Money is flooding in to the orchestra. The city wants it to survive. Why did its management think otherwise? Why is the Woodruff Arts Center still being run by the same executives and board members who thought silencing the orchestra was a good idea?
Answers, anyone?
What are you asking, exactly? I don’t understand this post at all. Other than the eye-rollingly disingenuous claim that the city, or the arts center, or the executive director, or anybody, somehow “didn’t want” the symphony to survive. At a basic level, I can answer the vague question in your headline; people don’t make 7 or 8 figure gifts on anyone’s timeline but their own.

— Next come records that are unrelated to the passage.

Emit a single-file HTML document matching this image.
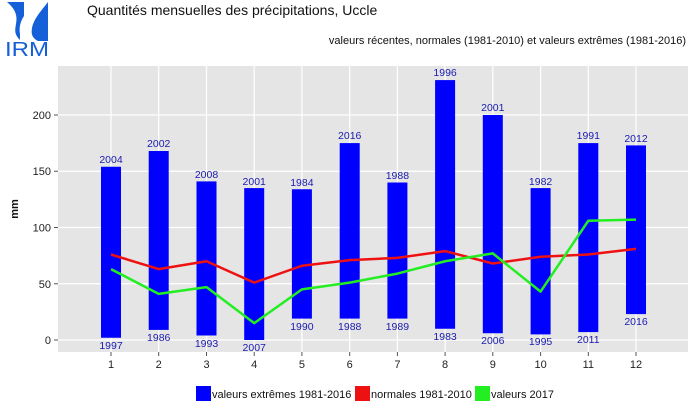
<!DOCTYPE html>
<html><head><meta charset="utf-8"><style>body{margin:0;background:#fff}svg{display:block;font-family:"Liberation Sans",sans-serif}</style></head><body>
<svg width="700" height="420" viewBox="0 0 700 420">
<rect width="700" height="420" fill="#fff"/>
<!-- logo -->
<path d="M7,2 C14,8 18,14 16,24 C15,30 14,34 20,40 L20,34 C19,28 20,22 24,16 L24,2 Z" fill="#1560d8"/>
<path d="M48,2 C42,10 34,18 32,28 C31,34 32,38 38,41 L48,41 Z" fill="#1560d8"/>
<text x="5" y="56" font-size="20" fill="#1560d8" textLength="44" lengthAdjust="spacingAndGlyphs">IRM</text>
<text x="87" y="15" font-size="14" fill="#111">Quantités mensuelles des précipitations, Uccle</text>
<text x="686" y="44" font-size="11" fill="#111" text-anchor="end">valeurs récentes, normales (1981-2010) et valeurs extrêmes (1981-2016)</text>
<!-- plot bg -->
<rect x="58" y="66" width="630" height="286" fill="#e5e5e5"/>
<g stroke="#fff" stroke-width="1.2">
<line x1="58" x2="688" y1="340" y2="340"/><line x1="58" x2="688" y1="283.75" y2="283.75"/><line x1="58" x2="688" y1="227.5" y2="227.5"/><line x1="58" x2="688" y1="171.25" y2="171.25"/><line x1="58" x2="688" y1="115" y2="115"/>
<line x1="111" x2="111" y1="66" y2="352"/><line x1="158.7" x2="158.7" y1="66" y2="352"/><line x1="206.5" x2="206.5" y1="66" y2="352"/><line x1="254.2" x2="254.2" y1="66" y2="352"/><line x1="301.9" x2="301.9" y1="66" y2="352"/><line x1="349.7" x2="349.7" y1="66" y2="352"/><line x1="397.4" x2="397.4" y1="66" y2="352"/><line x1="445.1" x2="445.1" y1="66" y2="352"/><line x1="492.8" x2="492.8" y1="66" y2="352"/><line x1="540.6" x2="540.6" y1="66" y2="352"/><line x1="588.3" x2="588.3" y1="66" y2="352"/><line x1="636" x2="636" y1="66" y2="352"/>
</g>
<!-- axes ticks -->
<g stroke="#555" stroke-width="1">
<line x1="54" x2="58" y1="340" y2="340"/><line x1="54" x2="58" y1="283.75" y2="283.75"/><line x1="54" x2="58" y1="227.5" y2="227.5"/><line x1="54" x2="58" y1="171.25" y2="171.25"/><line x1="54" x2="58" y1="115" y2="115"/>
<line x1="111" x2="111" y1="352" y2="356"/><line x1="158.7" x2="158.7" y1="352" y2="356"/><line x1="206.5" x2="206.5" y1="352" y2="356"/><line x1="254.2" x2="254.2" y1="352" y2="356"/><line x1="301.9" x2="301.9" y1="352" y2="356"/><line x1="349.7" x2="349.7" y1="352" y2="356"/><line x1="397.4" x2="397.4" y1="352" y2="356"/><line x1="445.1" x2="445.1" y1="352" y2="356"/><line x1="492.8" x2="492.8" y1="352" y2="356"/><line x1="540.6" x2="540.6" y1="352" y2="356"/><line x1="588.3" x2="588.3" y1="352" y2="356"/><line x1="636" x2="636" y1="352" y2="356"/>
</g>
<g font-size="11" fill="#222" text-anchor="end">
<text x="51" y="344">0</text><text x="51" y="288">50</text><text x="51" y="231.5">100</text><text x="51" y="175">150</text><text x="51" y="119">200</text>
</g>
<g font-size="11" fill="#222" text-anchor="middle">
<text x="111" y="368">1</text><text x="158.7" y="368">2</text><text x="206.5" y="368">3</text><text x="254.2" y="368">4</text><text x="301.9" y="368">5</text><text x="349.7" y="368">6</text><text x="397.4" y="368">7</text><text x="445.1" y="368">8</text><text x="492.8" y="368">9</text><text x="540.6" y="368">10</text><text x="588.3" y="368">11</text><text x="636" y="368">12</text>
</g>
<text x="18" y="209" font-size="11" font-weight="bold" fill="#111" text-anchor="middle" transform="rotate(-90 18 209)">mm</text>
<!-- bars -->
<g fill="#0000ff">
<rect x="101" y="166.75" width="20" height="171"/>
<rect x="148.7" y="151" width="20" height="178.9"/>
<rect x="196.5" y="181.4" width="20" height="154.1"/>
<rect x="244.2" y="188.1" width="20" height="151.9"/>
<rect x="291.9" y="189.25" width="20" height="129.35"/>
<rect x="339.7" y="143.1" width="20" height="175.5"/>
<rect x="387.4" y="182.5" width="20" height="136.1"/>
<rect x="435.1" y="80.1" width="20" height="248.65"/>
<rect x="482.8" y="115" width="20" height="218.25"/>
<rect x="530.6" y="188.1" width="20" height="146.3"/>
<rect x="578.3" y="143.1" width="20" height="189"/>
<rect x="626" y="145.4" width="20" height="168.7"/>
</g>
<polyline fill="none" stroke="#ee1111" stroke-width="2.5" stroke-linejoin="round" points="111,254.5 158.7,269.1 206.5,261.25 254.2,282.6 301.9,265.75 349.7,260.1 397.4,257.9 445.1,251.1 492.8,263.5 540.6,256.75 588.3,254.5 636,248.9"/>
<polyline fill="none" stroke="#22ee22" stroke-width="2.5" stroke-linejoin="round" points="111,269.1 158.7,293.9 206.5,287.1 254.2,323.1 301.9,289.4 349.7,282.6 397.4,273.6 445.1,261.25 492.8,253.4 540.6,291.6 588.3,220.75 636,219.6"/>
<g font-size="10.5" fill="#1a1ab0" text-anchor="middle">
<text x="111" y="163">2004</text><text x="111" y="349">1997</text>
<text x="158.7" y="147">2002</text><text x="158.7" y="341">1986</text>
<text x="206.5" y="178">2008</text><text x="206.5" y="347">1993</text>
<text x="254.2" y="185">2001</text><text x="254.2" y="351">2007</text>
<text x="301.9" y="186">1984</text><text x="301.9" y="330">1990</text>
<text x="349.7" y="139">2016</text><text x="349.7" y="330">1988</text>
<text x="397.4" y="179">1988</text><text x="397.4" y="330">1989</text>
<text x="445.1" y="76">1996</text><text x="445.1" y="340">1983</text>
<text x="492.8" y="111">2001</text><text x="492.8" y="344">2006</text>
<text x="540.6" y="185">1982</text><text x="540.6" y="345">1995</text>
<text x="588.3" y="139">1991</text><text x="588.3" y="343">2011</text>
<text x="636" y="142">2012</text><text x="636" y="325">2016</text>
</g>
<!-- legend -->
<rect x="196" y="386" width="15" height="15" fill="#0000ff"/>
<text x="212" y="398" font-size="11" fill="#111">valeurs extrêmes 1981-2016</text>
<rect x="355" y="386" width="15" height="15" fill="#ee1111"/>
<text x="371" y="398" font-size="11" fill="#111">normales 1981-2010</text>
<rect x="475" y="386" width="15" height="15" fill="#22ee22"/>
<text x="491" y="398" font-size="11" fill="#111">valeurs 2017</text>
</svg>
</body></html>
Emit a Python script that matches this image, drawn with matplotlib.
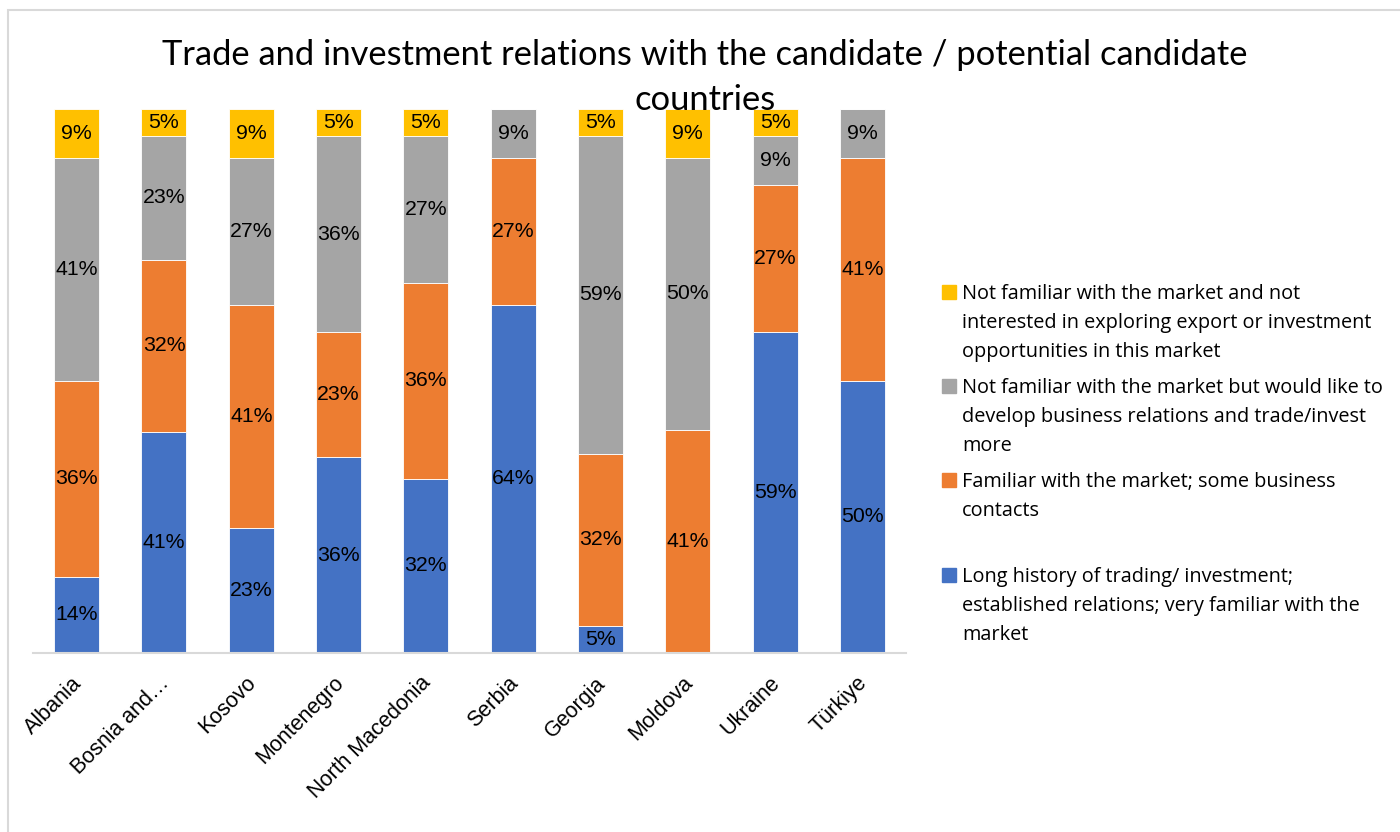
import numpy as np
import matplotlib.pyplot as plt
import matplotlib.transforms as mtrans
from matplotlib.patches import Rectangle

countries = ['Albania', 'Bosnia and…', 'Kosovo', 'Montenegro', 'North Macedonia',
             'Serbia', 'Georgia', 'Moldova', 'Ukraine', 'Türkiye']

# shares of respondents in %, bottom to top of each bar
long_history = [14, 41, 23, 36, 32, 64, 5, 0, 59, 50]
familiar = [36, 32, 41, 23, 36, 27, 32, 41, 27, 41]
not_familiar_interested = [41, 23, 27, 36, 27, 9, 59, 50, 9, 9]
not_interested = [9, 5, 9, 5, 5, 0, 5, 9, 5, 0]

series_labels = [
    'Long history of trading/ investment;\nestablished relations; very familiar with the\nmarket',
    'Familiar with the market; some business\ncontacts',
    'Not familiar with the market but would like to\ndevelop business relations and trade/invest\nmore',
    'Not familiar with the market and not\ninterested in exploring export or investment\nopportunities in this market',
]
colors = ['#4472C4', '#ED7D31', '#A5A5A5', '#FFC000']

title_lines = ['Trade and investment relations with the candidate / potential candidate',
               'countries']

W, H = 1400, 832
fig = plt.figure(figsize=(W / 100, H / 100), dpi=100)

def px(x, y):
    return x / W, 1 - y / H

# light frame around the chart area
fig.add_artist(Rectangle(px(8, 900), 2, (900 - 10) / H, transform=fig.transFigure,
                         fill=False, edgecolor='#D9D9D9', lw=1.5, clip_on=False))

ax = fig.add_axes([33 / W, 1 - 653 / H, (906 - 33) / W, (653 - 109) / H])

data = np.array([long_history, familiar, not_familiar_interested, not_interested], dtype=float)
totals = data.sum(axis=0)
shares = data / totals * 100  # 100% stacked

x = np.arange(len(countries))
bottom = np.zeros(len(countries))
for vals, raw, col in zip(shares, data, colors):
    ax.bar(x, vals, 0.515, bottom=bottom, color=col, edgecolor='white', linewidth=0.6)
    for xi, b, v, r in zip(x, bottom, vals, raw):
        if r > 0:
            ax.text(xi, b + v / 2, f'{int(r)}%', ha='center', va='center',
                    fontsize=15.3, family='Liberation Sans', color='black')
    bottom += vals

ax.set_xlim(-0.5, len(countries) - 0.5)
ax.set_ylim(0, 100)
ax.set_yticks([])
for s in ['top', 'left', 'right']:
    ax.spines[s].set_visible(False)
ax.spines['bottom'].set_color('#D9D9D9')
ax.spines['bottom'].set_linewidth(1.5)
ax.tick_params(axis='x', length=0, pad=19.5)
ax.set_xticks(x)
ax.set_xticklabels(countries, rotation=45, ha='right', va='center',
                   rotation_mode='anchor', fontsize=15.5, family='Liberation Sans')
shift = mtrans.ScaledTranslation(2 / 100, 0, fig.dpi_scale_trans)
for lbl in ax.get_xticklabels():
    lbl.set_transform(lbl.get_transform() + shift)

# title, drawn on top of the bars
for i, line in enumerate(title_lines):
    fig.text(*px(705, 65 + 45 * i), line, ha='center', va='baseline',
             fontsize=24.8, family='Lato', color='black', zorder=10)

# legend, top entry first
legend_y = [299, 393, 487, 582]
for y0, lab, col in zip(legend_y, series_labels[::-1], colors[::-1]):
    fig.add_artist(Rectangle(px(942, y0), 14 / W, 14 / H, transform=fig.transFigure,
                             color=col, clip_on=False))
    for j, line in enumerate(lab.split('\n')):
        fig.text(*px(962, y0 + 29 * j), line, ha='left', va='baseline',
                 fontsize=14.3, family='Open Sans', color='black')

fig.savefig('out.png', dpi=100)
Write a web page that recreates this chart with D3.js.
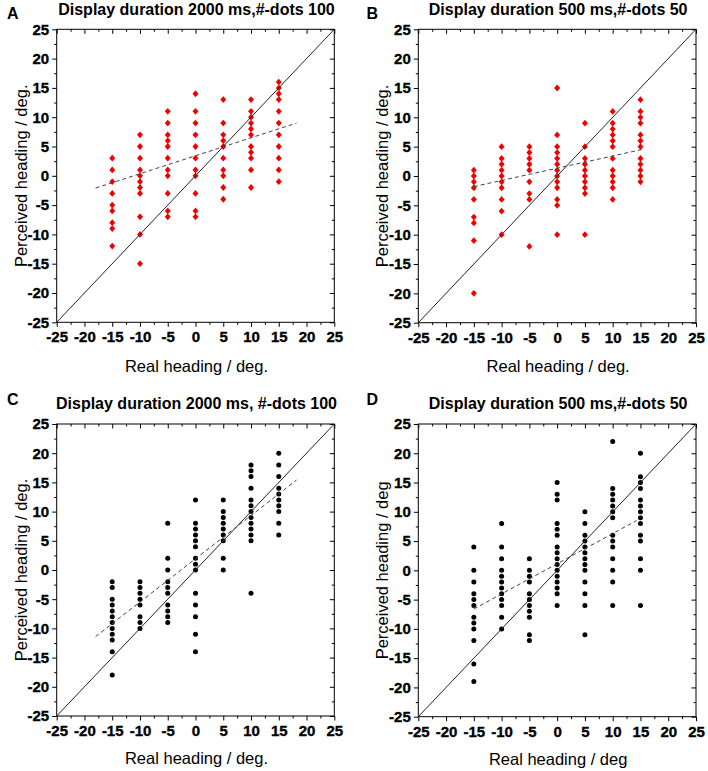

Only a portion of the $38 million gift from the Woodruff Foundation goes to the ASO as listed here:
http://artsbeat.blogs.nytimes.com/2014/12/05/38-million-grant-to-bolster-atlanta-symphony-orchestra/
I think it takes a certain type of personality to recognise when they are wrong or unqualified to complete a job, and to step aside to bring in people that are better qualified. That said, if the management had those personality traits, the ASO may likely never have been in this position in the first place. The orchestra is being run like a business as opposed to a nonprofit… And in business, when profits (donations) are up, everyone is happy and it is assumed everyone is doing their job correctly. Two years from now, when the heightened awareness (through social media) of the ASO predicament has subsided, will the management and the staff be doing their jobs to keep the donation coming and increasing?